Twelve years ago today, I learned that I would be flying to Seattle to interview at Microsoft, for a job that I ended up getting. What I haven't thought about much since then is that I was actually talking to a few different groups out there, and even in the group where I landed, there were some questions about whether or not I might take on some kind of leadership role. It ended up not being that, which I later found frustrating given my career trajectory at the time. Even then, I think I understood that I didn't want to be heads down coding all of the time. That's why I sought an internal transfer after a year, to get back on that track.
But that wasn't the only "almost" even in that company. A year in, I almost landed a position managing a dev team that built testing tools for the various studios making games to integrate with Xbox Live.

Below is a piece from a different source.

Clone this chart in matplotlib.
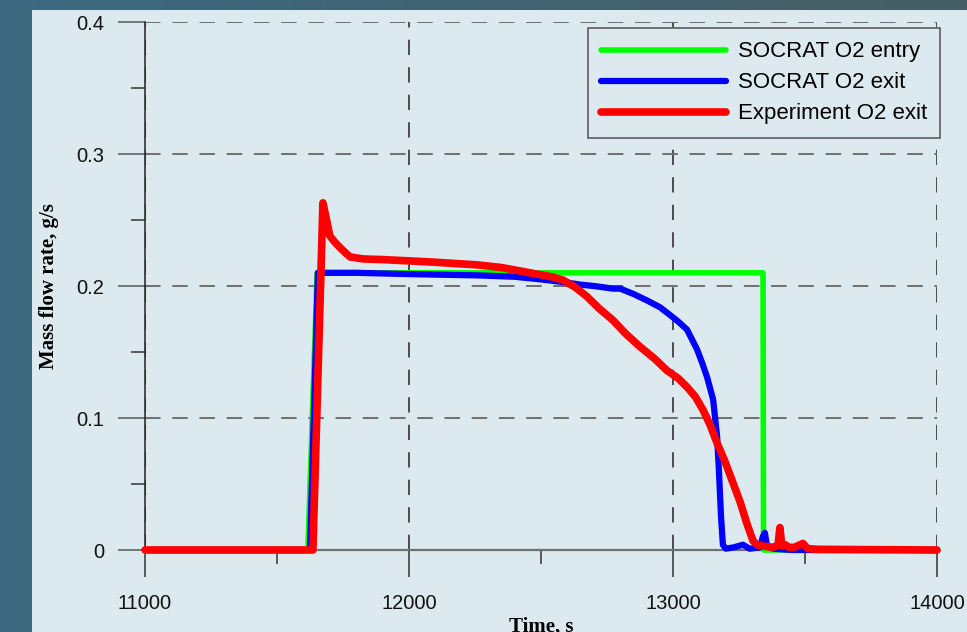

It came down to me and another guy, and the hiring manager took the other one only because he had been at the company longer. He wanted to build a second team for me, but didn't get the budget. That was frustrating. I imagine things may have turned out differently had I got that job.
These are just a few examples of the randomness and chaos that you can't control, even when you think you're actively managing your career. 2009 was a tough year, and honestly any job I didn't hate would have been an improvement, but one that relocated me to Seattle and a company that I admired was a pretty big deal. It was the year that I wanted to stop letting career happen to me though, to actively move toward the things that I wanted to do. There's still an element of chance to it all, which I can accept since I'm not Type-A. I figure if you just keep at it long enough, eventually you'll hit the chance that gets you where you want.
I was talking with a friend the other day about how at a certain point you stop caring about equity in employment offers, because you almost never hit that lottery. I still take pride in asking for salary over equity in a gig years ago, which worked out since the company eventually tanked, but I didn't really know it would. Another gig, I couldn't get equity when I felt that I should since I was basically starting the engineering team from scratch. And now I have a job where the company actually went public, after years of not caring about equity. So much chaos and chance.
Even when I hit the chances, I've made mistakes, and that's OK. The last 12 years did get me to the general place I wanted to be. The truth is I'm not even sure where I want the next 12 to go. It's hard to get caught up in titles, and I tend to think more in terms of responsibilities. Am I an operator? A visionary? A team builder? A little of everything? Do I want to lead leaders or lead makers? I know which things I'm better at, but nothing is really off the table. It helps to be at a company that's big enough to have those growth opportunities.
All things considered, you can't just wait for things to happen, you still need to be deliberate. For my first decade in software, I was not deliberate, and I think I wasted a lot of time not growing. But when you do take control, to the extent that you can, there is still some randomness to endure.